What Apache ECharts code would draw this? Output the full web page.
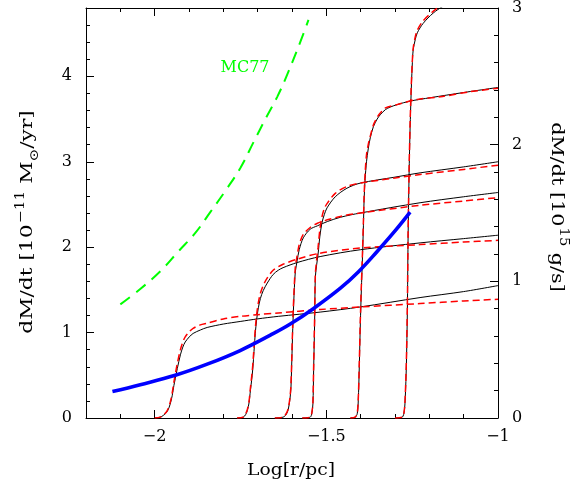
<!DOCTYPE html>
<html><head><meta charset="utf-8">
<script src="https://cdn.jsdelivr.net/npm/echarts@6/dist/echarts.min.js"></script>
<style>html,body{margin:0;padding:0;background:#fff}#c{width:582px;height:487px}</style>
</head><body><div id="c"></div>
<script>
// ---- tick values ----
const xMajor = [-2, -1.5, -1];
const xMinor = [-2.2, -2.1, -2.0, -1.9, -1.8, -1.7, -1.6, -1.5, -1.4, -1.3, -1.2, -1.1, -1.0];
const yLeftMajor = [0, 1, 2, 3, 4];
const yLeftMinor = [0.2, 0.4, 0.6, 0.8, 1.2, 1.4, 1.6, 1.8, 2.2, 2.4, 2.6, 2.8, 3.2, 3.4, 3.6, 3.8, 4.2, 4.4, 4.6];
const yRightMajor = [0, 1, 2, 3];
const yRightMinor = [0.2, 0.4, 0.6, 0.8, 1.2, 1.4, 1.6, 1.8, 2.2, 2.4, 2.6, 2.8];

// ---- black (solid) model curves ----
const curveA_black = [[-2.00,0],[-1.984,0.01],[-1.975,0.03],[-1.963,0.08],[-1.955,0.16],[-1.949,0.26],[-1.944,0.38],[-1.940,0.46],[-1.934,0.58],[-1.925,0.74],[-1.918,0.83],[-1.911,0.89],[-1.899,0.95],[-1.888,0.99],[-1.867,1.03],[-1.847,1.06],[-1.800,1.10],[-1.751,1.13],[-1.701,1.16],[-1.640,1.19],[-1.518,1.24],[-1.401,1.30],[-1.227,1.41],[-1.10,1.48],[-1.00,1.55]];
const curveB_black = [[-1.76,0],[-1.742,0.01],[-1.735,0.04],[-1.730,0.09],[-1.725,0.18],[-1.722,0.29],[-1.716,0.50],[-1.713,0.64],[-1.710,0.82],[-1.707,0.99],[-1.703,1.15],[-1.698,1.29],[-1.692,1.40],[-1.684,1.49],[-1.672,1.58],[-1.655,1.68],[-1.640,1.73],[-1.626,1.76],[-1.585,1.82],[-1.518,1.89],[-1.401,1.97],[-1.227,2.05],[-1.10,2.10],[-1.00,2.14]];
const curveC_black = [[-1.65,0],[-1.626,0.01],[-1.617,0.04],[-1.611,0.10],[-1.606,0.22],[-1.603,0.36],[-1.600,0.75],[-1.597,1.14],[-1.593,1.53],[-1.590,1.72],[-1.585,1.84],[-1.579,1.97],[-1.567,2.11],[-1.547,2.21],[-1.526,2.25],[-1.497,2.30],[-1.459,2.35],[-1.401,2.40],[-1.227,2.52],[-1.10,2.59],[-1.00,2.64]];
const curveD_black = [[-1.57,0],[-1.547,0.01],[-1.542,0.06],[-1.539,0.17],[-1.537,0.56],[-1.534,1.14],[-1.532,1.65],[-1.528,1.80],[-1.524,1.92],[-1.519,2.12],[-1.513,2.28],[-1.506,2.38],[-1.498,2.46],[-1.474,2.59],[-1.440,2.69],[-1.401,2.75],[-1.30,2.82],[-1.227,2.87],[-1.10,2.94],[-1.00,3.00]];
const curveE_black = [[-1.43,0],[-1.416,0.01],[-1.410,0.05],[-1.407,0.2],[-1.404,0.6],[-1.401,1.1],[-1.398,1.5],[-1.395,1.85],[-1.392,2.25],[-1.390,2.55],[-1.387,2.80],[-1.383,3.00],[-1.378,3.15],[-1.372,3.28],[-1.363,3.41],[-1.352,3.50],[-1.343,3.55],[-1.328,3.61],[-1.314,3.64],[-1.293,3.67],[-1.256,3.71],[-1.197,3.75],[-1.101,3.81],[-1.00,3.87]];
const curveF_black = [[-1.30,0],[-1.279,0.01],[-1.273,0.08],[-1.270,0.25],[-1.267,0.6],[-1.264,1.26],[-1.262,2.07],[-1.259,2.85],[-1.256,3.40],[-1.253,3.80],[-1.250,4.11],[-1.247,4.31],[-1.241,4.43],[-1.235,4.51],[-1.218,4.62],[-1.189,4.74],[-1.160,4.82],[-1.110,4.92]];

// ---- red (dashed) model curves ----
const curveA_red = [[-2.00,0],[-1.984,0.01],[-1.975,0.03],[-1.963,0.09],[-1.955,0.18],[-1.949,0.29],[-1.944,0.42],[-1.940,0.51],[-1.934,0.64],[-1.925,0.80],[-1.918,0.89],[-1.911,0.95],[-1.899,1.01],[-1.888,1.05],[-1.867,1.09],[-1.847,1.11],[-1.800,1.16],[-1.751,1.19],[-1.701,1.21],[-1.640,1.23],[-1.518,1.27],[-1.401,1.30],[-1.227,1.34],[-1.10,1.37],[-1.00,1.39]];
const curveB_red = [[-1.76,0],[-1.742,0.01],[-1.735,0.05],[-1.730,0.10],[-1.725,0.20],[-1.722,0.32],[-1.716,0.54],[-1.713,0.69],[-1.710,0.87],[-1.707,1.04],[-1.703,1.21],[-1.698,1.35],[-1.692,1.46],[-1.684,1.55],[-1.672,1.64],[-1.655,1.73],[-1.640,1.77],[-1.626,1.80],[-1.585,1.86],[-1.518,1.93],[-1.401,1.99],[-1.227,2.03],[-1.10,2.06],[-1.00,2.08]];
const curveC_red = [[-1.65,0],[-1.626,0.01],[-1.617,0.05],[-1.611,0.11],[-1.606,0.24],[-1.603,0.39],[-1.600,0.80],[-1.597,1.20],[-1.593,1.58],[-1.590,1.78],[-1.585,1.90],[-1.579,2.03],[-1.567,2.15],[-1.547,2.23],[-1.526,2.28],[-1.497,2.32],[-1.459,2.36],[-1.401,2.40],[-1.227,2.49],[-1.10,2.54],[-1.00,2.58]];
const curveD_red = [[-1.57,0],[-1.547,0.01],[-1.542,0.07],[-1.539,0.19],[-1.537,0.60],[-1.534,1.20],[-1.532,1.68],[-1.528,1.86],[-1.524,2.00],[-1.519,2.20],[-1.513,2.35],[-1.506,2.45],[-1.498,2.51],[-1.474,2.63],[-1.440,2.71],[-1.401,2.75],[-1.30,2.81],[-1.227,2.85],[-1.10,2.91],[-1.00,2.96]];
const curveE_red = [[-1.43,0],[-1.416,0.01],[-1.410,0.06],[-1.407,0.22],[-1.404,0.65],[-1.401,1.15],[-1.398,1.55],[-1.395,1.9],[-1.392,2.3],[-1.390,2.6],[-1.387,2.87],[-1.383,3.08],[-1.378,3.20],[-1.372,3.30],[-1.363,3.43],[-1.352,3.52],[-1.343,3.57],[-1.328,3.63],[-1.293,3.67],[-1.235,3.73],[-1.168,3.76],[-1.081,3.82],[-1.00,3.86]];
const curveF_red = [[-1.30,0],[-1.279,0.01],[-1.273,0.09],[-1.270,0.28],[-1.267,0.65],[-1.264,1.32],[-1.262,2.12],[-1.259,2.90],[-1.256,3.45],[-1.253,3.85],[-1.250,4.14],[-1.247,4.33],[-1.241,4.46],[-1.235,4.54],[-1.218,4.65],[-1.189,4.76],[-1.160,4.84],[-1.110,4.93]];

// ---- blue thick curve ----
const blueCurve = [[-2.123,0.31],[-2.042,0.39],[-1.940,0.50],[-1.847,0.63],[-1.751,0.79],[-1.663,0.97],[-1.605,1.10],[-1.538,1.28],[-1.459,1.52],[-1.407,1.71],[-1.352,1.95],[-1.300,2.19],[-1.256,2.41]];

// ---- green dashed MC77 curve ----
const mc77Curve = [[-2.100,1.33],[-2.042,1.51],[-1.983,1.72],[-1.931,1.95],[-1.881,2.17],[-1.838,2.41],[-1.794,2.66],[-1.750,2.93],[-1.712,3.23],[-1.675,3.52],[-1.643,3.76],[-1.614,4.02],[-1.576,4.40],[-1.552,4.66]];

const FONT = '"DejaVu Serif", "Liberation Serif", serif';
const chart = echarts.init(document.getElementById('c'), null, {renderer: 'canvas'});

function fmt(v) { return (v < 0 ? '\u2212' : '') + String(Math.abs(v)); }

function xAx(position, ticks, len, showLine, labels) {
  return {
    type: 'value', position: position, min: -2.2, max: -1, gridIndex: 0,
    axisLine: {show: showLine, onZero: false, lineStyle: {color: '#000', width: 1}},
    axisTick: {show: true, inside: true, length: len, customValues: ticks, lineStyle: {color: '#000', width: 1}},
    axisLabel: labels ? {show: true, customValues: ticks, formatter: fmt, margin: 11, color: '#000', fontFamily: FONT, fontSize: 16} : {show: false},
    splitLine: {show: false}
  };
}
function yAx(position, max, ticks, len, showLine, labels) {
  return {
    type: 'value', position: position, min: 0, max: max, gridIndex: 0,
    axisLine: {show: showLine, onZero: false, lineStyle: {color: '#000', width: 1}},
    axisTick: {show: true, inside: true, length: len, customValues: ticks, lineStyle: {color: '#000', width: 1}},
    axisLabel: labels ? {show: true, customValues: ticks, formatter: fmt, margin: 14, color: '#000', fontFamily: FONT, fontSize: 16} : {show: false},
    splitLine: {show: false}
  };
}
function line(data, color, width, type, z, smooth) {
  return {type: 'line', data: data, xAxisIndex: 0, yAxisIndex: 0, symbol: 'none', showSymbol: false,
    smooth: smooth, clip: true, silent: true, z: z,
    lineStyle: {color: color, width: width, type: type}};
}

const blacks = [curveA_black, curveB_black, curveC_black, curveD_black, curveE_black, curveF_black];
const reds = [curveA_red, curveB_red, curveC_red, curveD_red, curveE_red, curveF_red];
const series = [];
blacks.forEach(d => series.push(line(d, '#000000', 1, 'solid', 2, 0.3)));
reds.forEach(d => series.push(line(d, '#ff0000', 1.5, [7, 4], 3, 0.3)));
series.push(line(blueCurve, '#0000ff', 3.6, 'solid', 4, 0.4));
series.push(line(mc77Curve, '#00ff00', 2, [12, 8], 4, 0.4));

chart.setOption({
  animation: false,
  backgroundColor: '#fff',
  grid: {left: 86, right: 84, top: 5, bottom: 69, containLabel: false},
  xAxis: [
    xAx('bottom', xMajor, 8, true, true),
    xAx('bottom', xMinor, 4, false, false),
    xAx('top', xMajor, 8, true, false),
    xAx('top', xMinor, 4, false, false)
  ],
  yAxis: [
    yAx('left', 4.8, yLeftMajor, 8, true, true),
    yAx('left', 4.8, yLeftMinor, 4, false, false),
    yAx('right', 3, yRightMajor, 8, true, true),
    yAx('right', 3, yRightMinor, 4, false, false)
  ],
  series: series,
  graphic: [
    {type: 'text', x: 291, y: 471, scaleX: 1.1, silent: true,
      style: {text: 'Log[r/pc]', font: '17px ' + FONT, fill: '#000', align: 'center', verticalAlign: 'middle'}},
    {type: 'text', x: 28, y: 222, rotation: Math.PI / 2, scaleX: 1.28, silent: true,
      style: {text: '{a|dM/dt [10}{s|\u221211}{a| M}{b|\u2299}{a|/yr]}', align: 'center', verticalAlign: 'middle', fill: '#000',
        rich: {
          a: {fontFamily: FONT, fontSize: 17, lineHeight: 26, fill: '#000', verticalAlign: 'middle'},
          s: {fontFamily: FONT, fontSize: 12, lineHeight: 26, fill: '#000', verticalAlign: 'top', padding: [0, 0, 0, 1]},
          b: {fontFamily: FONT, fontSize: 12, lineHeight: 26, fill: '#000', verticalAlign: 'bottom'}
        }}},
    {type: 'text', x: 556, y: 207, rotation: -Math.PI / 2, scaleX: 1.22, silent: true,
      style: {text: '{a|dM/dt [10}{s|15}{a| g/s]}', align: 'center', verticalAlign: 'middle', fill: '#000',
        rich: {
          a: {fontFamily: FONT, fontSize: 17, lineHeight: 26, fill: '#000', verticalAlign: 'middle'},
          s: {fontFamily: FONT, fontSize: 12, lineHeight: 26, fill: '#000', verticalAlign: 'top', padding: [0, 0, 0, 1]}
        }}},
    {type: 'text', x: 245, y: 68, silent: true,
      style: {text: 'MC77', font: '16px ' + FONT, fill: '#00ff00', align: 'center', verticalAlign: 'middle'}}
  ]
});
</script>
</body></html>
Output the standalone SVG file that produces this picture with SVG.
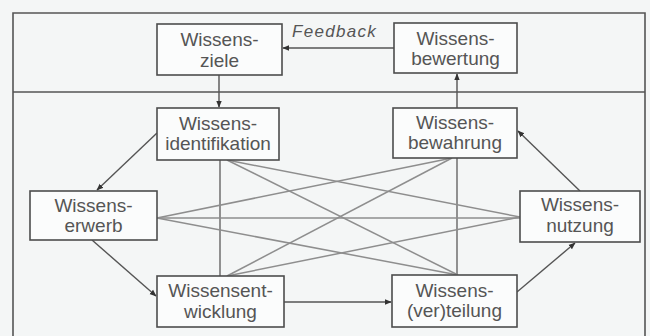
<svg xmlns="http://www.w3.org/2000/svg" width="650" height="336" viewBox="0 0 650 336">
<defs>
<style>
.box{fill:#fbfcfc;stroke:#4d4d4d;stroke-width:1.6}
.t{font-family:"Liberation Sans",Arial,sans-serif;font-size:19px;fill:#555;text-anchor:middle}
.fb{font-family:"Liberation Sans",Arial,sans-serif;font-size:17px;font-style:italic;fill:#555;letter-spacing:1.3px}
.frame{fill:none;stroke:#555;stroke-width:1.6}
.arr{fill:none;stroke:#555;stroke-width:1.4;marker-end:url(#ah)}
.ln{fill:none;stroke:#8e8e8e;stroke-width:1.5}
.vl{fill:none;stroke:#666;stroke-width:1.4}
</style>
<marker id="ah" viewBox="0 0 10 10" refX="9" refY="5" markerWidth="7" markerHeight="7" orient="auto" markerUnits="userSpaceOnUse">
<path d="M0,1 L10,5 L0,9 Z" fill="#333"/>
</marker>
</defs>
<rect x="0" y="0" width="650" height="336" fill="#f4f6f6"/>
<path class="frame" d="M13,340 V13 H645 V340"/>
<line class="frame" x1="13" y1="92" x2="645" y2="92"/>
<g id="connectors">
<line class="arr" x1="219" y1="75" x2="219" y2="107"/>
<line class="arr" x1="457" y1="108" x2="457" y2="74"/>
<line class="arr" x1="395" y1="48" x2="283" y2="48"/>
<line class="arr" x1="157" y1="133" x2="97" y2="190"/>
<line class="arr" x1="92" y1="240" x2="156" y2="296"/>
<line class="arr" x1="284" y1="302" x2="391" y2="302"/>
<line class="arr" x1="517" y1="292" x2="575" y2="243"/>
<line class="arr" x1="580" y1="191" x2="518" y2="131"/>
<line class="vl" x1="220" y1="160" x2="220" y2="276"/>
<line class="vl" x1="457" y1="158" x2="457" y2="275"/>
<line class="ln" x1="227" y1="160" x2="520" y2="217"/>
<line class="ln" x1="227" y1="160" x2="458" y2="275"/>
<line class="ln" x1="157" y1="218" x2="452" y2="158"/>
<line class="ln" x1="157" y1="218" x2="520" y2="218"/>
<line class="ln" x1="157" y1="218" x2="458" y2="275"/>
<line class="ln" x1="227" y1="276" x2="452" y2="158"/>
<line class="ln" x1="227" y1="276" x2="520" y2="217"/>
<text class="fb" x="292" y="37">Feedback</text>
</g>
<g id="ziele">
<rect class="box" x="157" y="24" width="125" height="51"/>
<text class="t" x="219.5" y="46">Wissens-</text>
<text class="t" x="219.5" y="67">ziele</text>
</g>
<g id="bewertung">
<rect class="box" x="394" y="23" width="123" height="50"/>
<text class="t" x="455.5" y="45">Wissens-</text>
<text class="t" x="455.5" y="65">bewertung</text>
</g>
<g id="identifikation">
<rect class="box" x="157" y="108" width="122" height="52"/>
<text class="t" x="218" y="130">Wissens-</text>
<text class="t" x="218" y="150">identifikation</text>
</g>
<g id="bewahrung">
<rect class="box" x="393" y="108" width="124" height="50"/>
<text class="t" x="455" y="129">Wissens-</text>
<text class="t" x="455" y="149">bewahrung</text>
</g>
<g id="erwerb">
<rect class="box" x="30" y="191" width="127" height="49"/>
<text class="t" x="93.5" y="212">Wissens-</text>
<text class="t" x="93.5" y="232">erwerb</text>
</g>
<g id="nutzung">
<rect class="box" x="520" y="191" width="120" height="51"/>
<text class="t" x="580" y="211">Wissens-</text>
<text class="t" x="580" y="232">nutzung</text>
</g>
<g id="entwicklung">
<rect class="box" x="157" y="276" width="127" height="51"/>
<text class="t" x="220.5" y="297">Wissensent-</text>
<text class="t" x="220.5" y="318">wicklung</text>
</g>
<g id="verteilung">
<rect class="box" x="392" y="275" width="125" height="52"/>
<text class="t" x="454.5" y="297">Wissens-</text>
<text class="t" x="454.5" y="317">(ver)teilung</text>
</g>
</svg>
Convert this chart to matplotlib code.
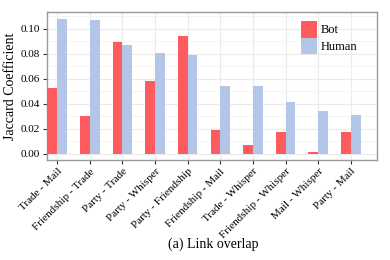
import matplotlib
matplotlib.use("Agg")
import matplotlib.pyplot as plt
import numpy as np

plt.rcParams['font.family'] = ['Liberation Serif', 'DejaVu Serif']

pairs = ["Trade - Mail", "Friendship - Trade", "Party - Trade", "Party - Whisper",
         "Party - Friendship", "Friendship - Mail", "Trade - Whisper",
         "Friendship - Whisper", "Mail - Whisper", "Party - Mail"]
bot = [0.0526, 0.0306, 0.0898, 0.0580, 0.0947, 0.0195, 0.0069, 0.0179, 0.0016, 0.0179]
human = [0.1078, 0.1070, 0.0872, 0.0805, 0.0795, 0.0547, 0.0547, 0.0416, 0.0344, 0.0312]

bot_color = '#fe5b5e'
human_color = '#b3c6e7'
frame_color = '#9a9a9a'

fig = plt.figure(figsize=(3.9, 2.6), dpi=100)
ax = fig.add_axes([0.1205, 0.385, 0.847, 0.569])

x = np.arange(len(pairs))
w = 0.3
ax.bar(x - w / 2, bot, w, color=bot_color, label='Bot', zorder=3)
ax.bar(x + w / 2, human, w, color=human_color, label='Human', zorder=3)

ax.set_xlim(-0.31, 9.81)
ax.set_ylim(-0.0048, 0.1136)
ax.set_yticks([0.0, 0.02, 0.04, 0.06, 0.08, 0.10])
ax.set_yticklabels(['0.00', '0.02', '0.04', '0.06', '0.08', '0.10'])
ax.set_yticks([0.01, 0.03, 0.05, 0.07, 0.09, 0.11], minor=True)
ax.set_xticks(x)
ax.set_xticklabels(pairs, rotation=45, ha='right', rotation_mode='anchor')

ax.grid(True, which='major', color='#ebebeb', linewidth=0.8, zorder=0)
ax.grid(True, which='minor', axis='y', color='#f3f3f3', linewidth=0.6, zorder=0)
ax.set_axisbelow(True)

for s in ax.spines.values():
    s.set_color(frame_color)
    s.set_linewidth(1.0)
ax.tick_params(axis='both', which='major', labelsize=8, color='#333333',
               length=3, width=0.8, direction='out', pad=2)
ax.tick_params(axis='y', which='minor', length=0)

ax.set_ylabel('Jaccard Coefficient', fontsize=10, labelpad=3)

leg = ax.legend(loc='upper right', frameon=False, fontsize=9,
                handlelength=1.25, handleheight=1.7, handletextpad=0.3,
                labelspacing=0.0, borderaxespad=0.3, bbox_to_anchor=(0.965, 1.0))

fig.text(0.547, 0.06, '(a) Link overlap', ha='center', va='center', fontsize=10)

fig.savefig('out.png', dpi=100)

Problem to solve » Starting at the line with "Convert this chart to matplotlib code." and ending at the line with "plt.rcParams['font.family'] = ['Liberation", copy each line exactly, both ends included. Do not copy the pictures.

Result »
Convert this chart to matplotlib code.
import matplotlib
matplotlib.use("Agg")
import matplotlib.pyplot as plt
import numpy as np

plt.rcParams['font.family'] = ['Liberation Serif', 'DejaVu Serif']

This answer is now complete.